GSoC'25 @ The R Project for Statistical Computing
This summer I got selected to on a project with The R Project for Statistical Computing (as part of Google Summer of Code 2025). The project is titled Optimizing a performance testing workflow by reusing minified R package versions between CI runs, and my mentors for this project are Anirban Chetia and Toby Dylan Hocking.
The core aim of my project, is to directly benefit R developers by streamlining a critical part of their workflow. Many R packages, with data.table being a prime example, utilize the atime package for performance benchmarking across different versions. This is crucial for identifying performance regressions or improvements, especially when reviewing new contributions.
Currently, these CI performance tests can be quite time-consuming, often rebuilding multiple package versions repeatedly. And we have a limited number of minutes available for CI runs (500 MB and 2k minutes/month at present). My project aims to address this by implementing a caching mechanism that reuses previously built package versions across different CI runs.

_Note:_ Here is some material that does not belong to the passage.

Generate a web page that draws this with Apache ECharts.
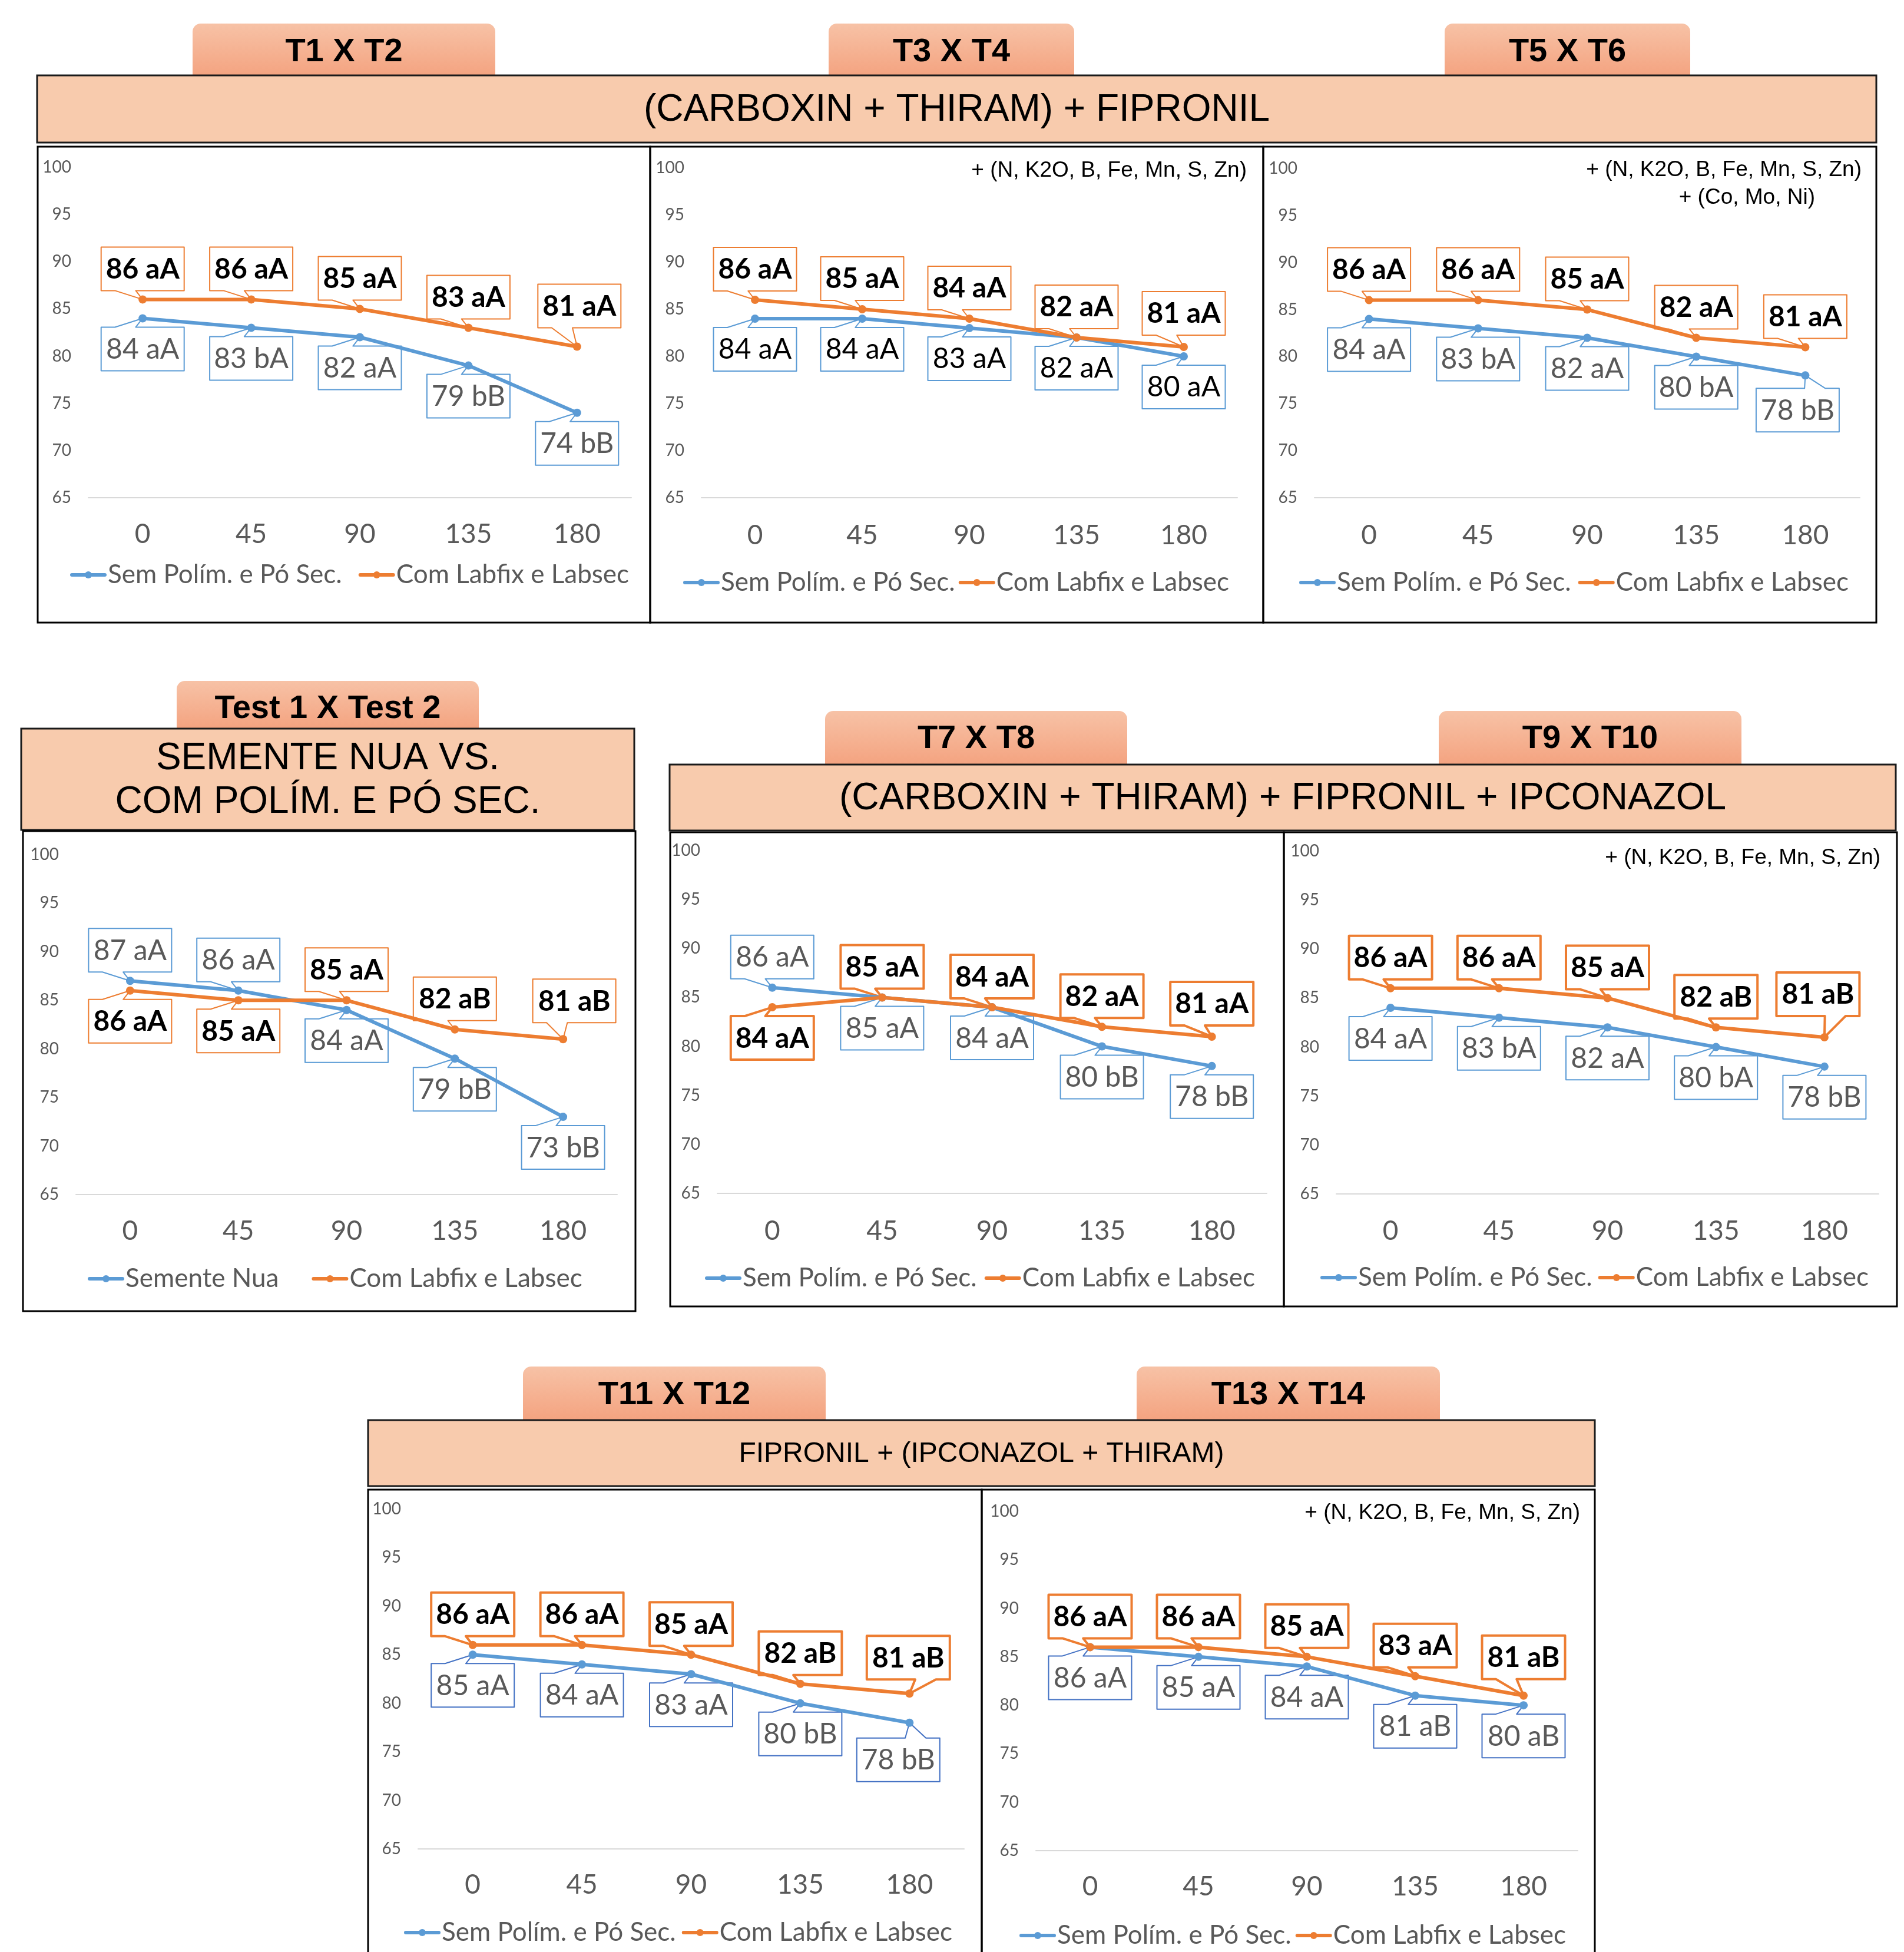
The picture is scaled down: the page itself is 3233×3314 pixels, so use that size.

A key challenge in CI is securely handling pull requests from external forks, as these forks typically don’t have access to repository secrets (needed to say, comment back on the PR). It also becomes important to ensure that a malicious actor cannot exploit this to gain access to the repository secrets. Thus I would be implementing a two step process, where the first step builds the package versions and runs the performance tests, and the second step comments the results back on the PR.
Qualification tests
As part of the application process, I completed a series of qualification tests in January 2025. The tasks tackled core components of the proposed project, allowing me to hit the ground running for GSoC. Through these tests, I effectively laid the groundwork for a significant portion of the project:
-
Package Minification Script (Easy Task): I developed a script capable of taking any R package tarball, stripping out unnecessary files (like vignettes, documentation, and tests), and then installing this “minified” version. This directly addresses the goal of reducing package size for faster CI installations.
-
GitHub Action for Minification and Artifact Upload (Medium Task): Building on the minification script, I created a GitHub Action. This action can read a package name and version (e.g., from an issue description), check if a minified version already exists (a precursor to caching), minify it if not, and then upload the minified package as a build artifact. This was a crucial step towards implementing the artifact caching strategy.
-
Supporting PRs from Forks in Autocomment-atime-results (Hard Task): This tackled the challenge of securely handling CI for pull requests from external forks. I modified the existing Autocomment-atime-results workflow to support this. The solution involved a two-part workflow: one part runs the performance tests and uploads the results as artifacts (which can be safely done by forked PRs), and a separate, trusted part then downloads these artifacts and comments the results back onto the pull request. I also cloned the data.table repository with its historical branches to thoroughly test this setup.
Week 0: Community Bonding Period
In my initial plan, I thought of implementing the caching mechanism in the atime
packkage itself, and as that was something I had not worked on in tha tasks, I planned on exploring the package, and working on it, the idea was simple, in the local development environment, we would cache the historical data.table builds into a cache directory, and then in the CI, we would upload this cache directory as an artifact, and then download it in the next run. I made this PR for some feedback, and it seemed like I had missed a pretty easy way to do this, Toby suggested that I could just cache the library directory of the package, instead of saving the stuff again in a atime cache directory, so he suggested me to implement the caching mechanism in the CI workflow itself, which would be much more efficient.
Week 1: Implementing Caching in CI
In the first week of GSoC, I focused on implementing the caching mechanism directly in the CI workflow. The goal was to reuse previously built package versions across different CI runs, significantly speeding up the performance testing process. I started by modifying the existing GitHub Actions workflow I had made during the Hard Task of the qualification tests. I cached both the Library directory and the built libgit2 files, which was another plce where time was being wasted in the CI.
Week 2: Combining the Two Steps into one action
Anirban had previously suggested to have one action that would run the performance tests and comment the results back on the PR, instead of having two separate actions. So I decided to make it two jobs in the same action, one for running the performance tests and uploading the results as artifacts, and another for downloading these artifacts and commenting the results back on the PR. This would simplify the workflow and make it easier to manage, as well as implement in any package that uses autocomment-atime-results
.